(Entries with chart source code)
----------------------------------------

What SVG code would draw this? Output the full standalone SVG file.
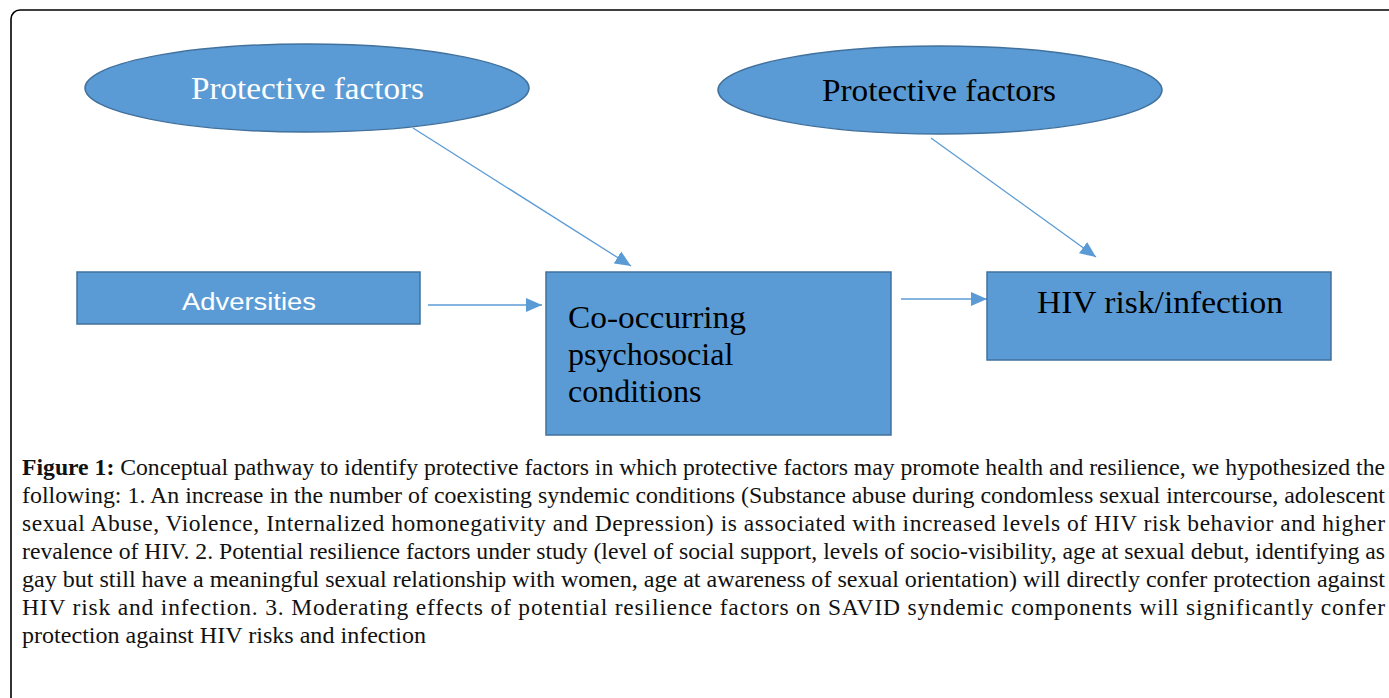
<svg xmlns="http://www.w3.org/2000/svg" width="1389" height="698" viewBox="0 0 1389 698">
<style>
.node{fill:#5B9BD5;stroke:#41719C;stroke-width:1.5}
.serif{font-family:"Liberation Serif","Times New Roman",serif}
.sans{font-family:"Liberation Sans",Arial,sans-serif}
.conn{stroke:#5B9BD5;stroke-width:1.3;fill:none;marker-end:url(#ah)}
.cap{font-family:"Liberation Serif","Times New Roman",serif;font-size:23.5px;fill:#111}
</style>
<defs>
<marker id="ah" markerUnits="userSpaceOnUse" markerWidth="16" markerHeight="16" viewBox="0 0 16 16" refX="16" refY="8" orient="auto">
<path d="M0,1 L16,8 L0,15 Z" fill="#5B9BD5"/>
</marker>
</defs>
<rect x="11" y="10" width="1420" height="740" rx="9" fill="#fff" stroke="#000" stroke-width="1.6"/>
<g id="connectors">
<line class="conn" x1="413" y1="128" x2="631" y2="266"/>
<line class="conn" x1="931" y1="138" x2="1096" y2="257"/>
<line class="conn" x1="428" y1="305" x2="542" y2="305"/>
<line class="conn" x1="901" y1="299" x2="987" y2="299"/>
</g>
<g id="protective1">
<ellipse class="node" cx="307" cy="88" rx="222" ry="44"/>
<text class="serif" x="191" y="99" font-size="31" fill="#fff" textLength="233" lengthAdjust="spacingAndGlyphs">Protective factors</text>
</g>
<g id="protective2">
<ellipse class="node" cx="940" cy="90" rx="222" ry="44"/>
<text class="serif" x="822" y="101" font-size="31" fill="#000" textLength="234" lengthAdjust="spacingAndGlyphs">Protective factors</text>
</g>
<g id="adversities">
<rect class="node" x="77" y="272" width="343" height="52"/>
<text class="sans" x="182" y="310" font-size="23" fill="#fff" textLength="134" lengthAdjust="spacingAndGlyphs">Adversities</text>
</g>
<g id="cooccurring">
<rect class="node" x="546" y="272" width="345" height="163"/>
<text class="serif" font-size="32" fill="#000">
<tspan x="568" y="328" textLength="178" lengthAdjust="spacingAndGlyphs">Co-occurring</tspan>
<tspan x="568" y="365">psychosocial</tspan>
<tspan x="568" y="402">conditions</tspan>
</text>
</g>
<g id="hiv">
<rect class="node" x="987" y="272" width="344" height="88"/>
<text class="serif" x="1037" y="313" font-size="32" fill="#000" textLength="246" lengthAdjust="spacingAndGlyphs">HIV risk/infection</text>
</g>
<g id="caption" class="cap">
<text x="22" y="475" textLength="1363" lengthAdjust="spacingAndGlyphs"><tspan font-weight="bold">Figure 1:</tspan> Conceptual pathway to identify protective factors in which protective factors may promote health and resilience, we hypothesized the</text>
<text x="22" y="503" textLength="1363" lengthAdjust="spacingAndGlyphs">following: 1.  An increase in the number of coexisting syndemic conditions (Substance abuse during condomless sexual intercourse, adolescent</text>
<text x="22" y="531" textLength="1363" lengthAdjust="spacing">sexual Abuse, Violence, Internalized homonegativity and Depression) is associated with increased levels of HIV risk behavior and higher</text>
<text x="22" y="559" textLength="1363" lengthAdjust="spacingAndGlyphs">revalence of HIV. 2. Potential resilience factors under study (level of social support, levels of socio-visibility, age at sexual debut, identifying as</text>
<text x="22" y="587" textLength="1363" lengthAdjust="spacingAndGlyphs">gay but still have a meaningful sexual relationship with women, age at awareness of sexual orientation) will directly confer protection against</text>
<text x="22" y="615" textLength="1363" lengthAdjust="spacing">HIV risk and infection. 3. Moderating effects of potential resilience factors on SAVID syndemic components will significantly confer</text>
<text x="22" y="643" textLength="404" lengthAdjust="spacingAndGlyphs">protection against HIV risks and infection</text>
</g>
</svg>
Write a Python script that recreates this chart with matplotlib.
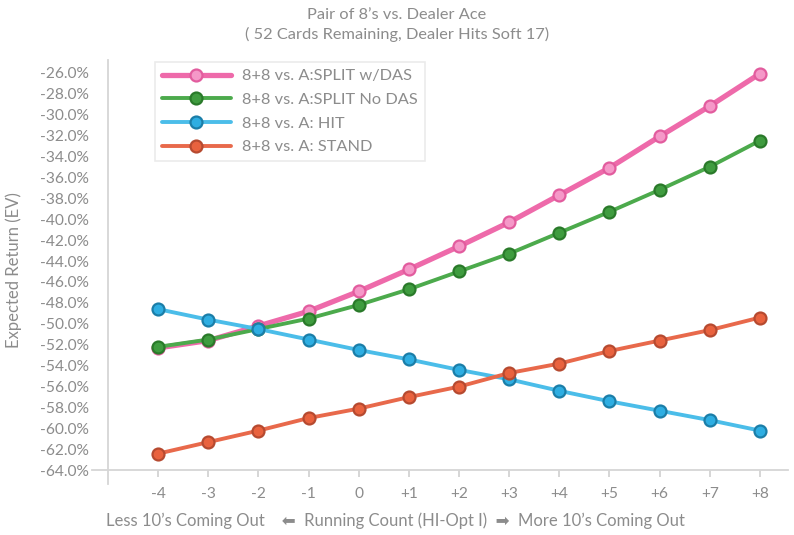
import matplotlib.pyplot as plt

counts = [-4, -3, -2, -1, 0, 1, 2, 3, 4, 5, 6, 7, 8]
count_labels = ['-4', '-3', '-2', '-1', '0', '+1', '+2', '+3', '+4', '+5', '+6', '+7', '+8']

split_das = [-52.3, -51.6, -50.2, -48.8, -46.9, -44.8, -42.6, -40.3, -37.7, -35.1, -32.1, -29.2, -26.1]
split_nodas = [-52.2, -51.5, -50.5, -49.5, -48.2, -46.7, -45.0, -43.3, -41.3, -39.3, -37.2, -35.0, -32.5]
hit = [-48.6, -49.6, -50.5, -51.5, -52.5, -53.4, -54.4, -55.3, -56.4, -57.4, -58.3, -59.2, -60.2]
stand = [-62.4, -61.3, -60.2, -59.0, -58.1, -57.0, -56.0, -54.7, -53.8, -52.6, -51.6, -50.6, -49.4]

series_names = ['8+8 vs. A:SPLIT w/DAS', '8+8 vs. A:SPLIT No DAS', '8+8 vs. A: HIT', '8+8 vs. A: STAND']
y_ticks = list(range(-64, -25, 2))

plt.rcParams['font.family'] = ['Lato', 'DejaVu Sans']
gray = '#8c8c8c'

fig = plt.figure(figsize=(7.94, 5.35), dpi=100)
ax = fig.add_axes([108 / 794, 1 - 484 / 535, (788 - 108) / 794, (484 - 60) / 535])

styles = [
    # line, face, edge, width
    ('#ee6aaa', '#f598c8', '#e25c9e', 3.8),
    ('#4caa4c', '#3f9c3f', '#2a7a2a', 2.8),
    ('#4bbde9', '#2eaee2', '#1b7ea8', 2.8),
    ('#e8694b', '#e9623e', '#b64a30', 2.8),
]
for ys, name, (lc, fc, ec, lw) in zip([split_das, split_nodas, hit, stand], series_names, styles):
    ax.plot(counts, ys, color=lc, lw=lw, marker='o', markersize=8.6,
            markerfacecolor=fc, markeredgecolor=ec, markeredgewidth=1.6,
            label=name, solid_capstyle='round')

ax.set_xlim(-5, 8.56)
ax.set_ylim(-65.3, -24.8)
ax.set_xticks(counts)
ax.set_xticklabels(count_labels)
ax.set_yticks(y_ticks)
ax.set_yticklabels([f'{v:.1f}%' for v in y_ticks])

for s in ['top', 'right']:
    ax.spines[s].set_visible(False)
ax.spines['bottom'].set_position(('data', -64))
ax.spines['bottom'].set_bounds(-5.32, 8.56)
for s in ['bottom', 'left']:
    ax.spines[s].set_color('#d6d6d6')
    ax.spines[s].set_linewidth(1.3)

ax.tick_params(axis='y', length=0, pad=14, labelsize=11.2, labelcolor=gray)
ax.tick_params(axis='x', length=5, width=1.2, color='#d0d0d0', pad=7, labelsize=11.2, labelcolor=gray)

fig.text(0.5, 1 - 15 / 535, "Pair of 8\u2019s vs. Dealer Ace", ha='center', va='center', fontsize=11.8, color=gray)
fig.text(0.5, 1 - 34 / 535, "( 52 Cards Remaining, Dealer Hits Soft 17)", ha='center', va='center', fontsize=11.8, color=gray)
fig.text(395 / 794, 1 - 521 / 535,
         "Less 10\u2019s Coming Out    \u2b05  Running Count (HI-Opt I)  \u27a1  More 10\u2019s Coming Out",
         ha='center', va='center', fontsize=12, color=gray)
fig.text(14 / 794, 1 - 270 / 535, "Expected Return (EV)", rotation=90, ha='center', va='center',
         fontsize=12, color=gray)

leg = ax.legend(loc='upper left', bbox_to_anchor=((155 - 108) / 680, 1 - (62 - 60) / 424),
                frameon=True, fancybox=False, fontsize=11.8, handlelength=4.2,
                labelspacing=0.56, borderpad=0.42, handletextpad=0.7, borderaxespad=0)
leg.get_frame().set_edgecolor('#e6e6e6')
leg.get_frame().set_linewidth(1.2)
for t in leg.get_texts():
    t.set_color(gray)

fig.savefig('out.png', dpi=100)
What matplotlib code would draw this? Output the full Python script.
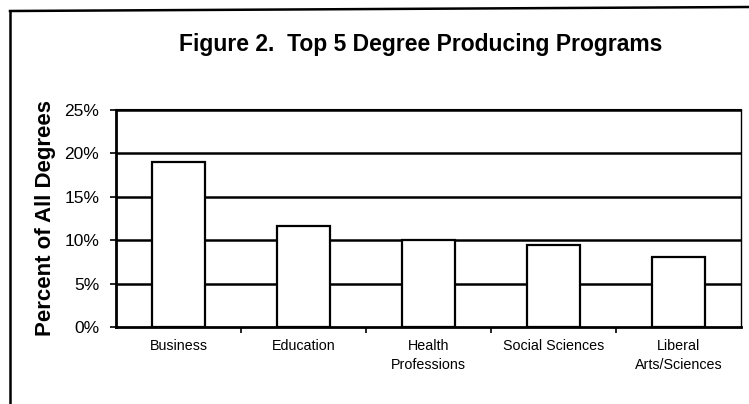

----------------------------------------

[WORK TO BE COMPLETED] Every line from the one containing "Write a Python" to the one containing "ax = fig.add_axes([108" should be output exactly, both ends included. Nothing else goes in, and no pictures either.

[SOLUTION TO THE EXERCISE]
Write a Python script that recreates this chart with matplotlib.
import matplotlib.pyplot as plt

counts = [-4, -3, -2, -1, 0, 1, 2, 3, 4, 5, 6, 7, 8]
count_labels = ['-4', '-3', '-2', '-1', '0', '+1', '+2', '+3', '+4', '+5', '+6', '+7', '+8']

split_das = [-52.3, -51.6, -50.2, -48.8, -46.9, -44.8, -42.6, -40.3, -37.7, -35.1, -32.1, -29.2, -26.1]
split_nodas = [-52.2, -51.5, -50.5, -49.5, -48.2, -46.7, -45.0, -43.3, -41.3, -39.3, -37.2, -35.0, -32.5]
hit = [-48.6, -49.6, -50.5, -51.5, -52.5, -53.4, -54.4, -55.3, -56.4, -57.4, -58.3, -59.2, -60.2]
stand = [-62.4, -61.3, -60.2, -59.0, -58.1, -57.0, -56.0, -54.7, -53.8, -52.6, -51.6, -50.6, -49.4]

series_names = ['8+8 vs. A:SPLIT w/DAS', '8+8 vs. A:SPLIT No DAS', '8+8 vs. A: HIT', '8+8 vs. A: STAND']
y_ticks = list(range(-64, -25, 2))

plt.rcParams['font.family'] = ['Lato', 'DejaVu Sans']
gray = '#8c8c8c'

fig = plt.figure(figsize=(7.94, 5.35), dpi=100)
ax = fig.add_axes([108 / 794, 1 - 484 / 535, (788 - 108) / 794, (484 - 60) / 535])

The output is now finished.